While I appreciate the musical instrument analogy, it breaks down on these two
elements specifically. I know guys who are "not smart" yet they are amazing
jazz musicians - true leaders of the world in that regard. These are guys with
probably a sub-85 IQ. Could be they programmers? No, not a chance. They don't
have the mental capacity.

So "talented programmers" and "talented musicians" have a different type of
talent. Both are simply luck of the draw at birth - if you were born smart and
with a high IQ, you can accomplish both (music and programming by practice).
If you were born with a sub-85 IQ, I don't think you have the option to become
a "programmer" unless there is some other element at work (amazing memory,
ability to focus, or something else).

------
lsiebert
I volunteer as a tutor in a community college computer lab. I've seen people
of all ages, intelligence levels and computer proficiency learn to program. In
C, which isn't exactly the kindest language for beginners.
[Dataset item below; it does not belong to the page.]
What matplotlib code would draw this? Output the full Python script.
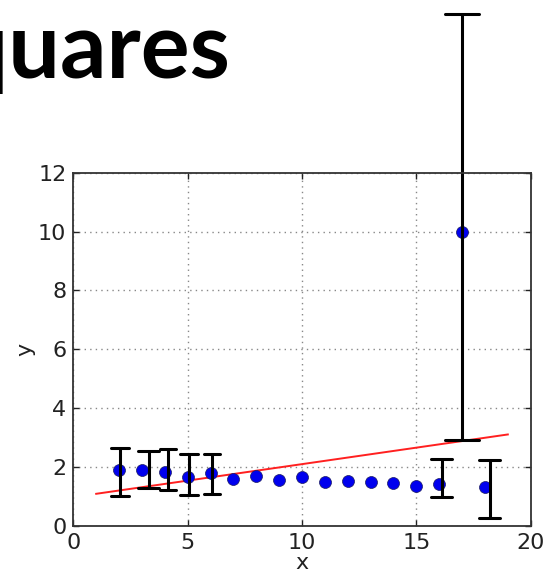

I've seen 50-60 year old men without college degrees, guys who work in
construction, HVAC repair, physical jobs, learn C. I've taught them how to cut
and paste, because they didn't know how. They hunt and peck, and they take
awhile to. But they learn.

If they can do it, pretty much anybody can.

------
syberslidder
Some people just don't make the cut, I believe the number isn't small of who
can, but it isn't that large either

------
jkaykin
Thanks so far to everyone who answered. Some great answers here!

------
rinrae
not an answer, but a comment here:

your question suggests that somebody who can learn to code can be a
programmer; I don't think that's the case.

------
sonabinu
maybe not in every language, but most people can find a language whose logic
fits their own.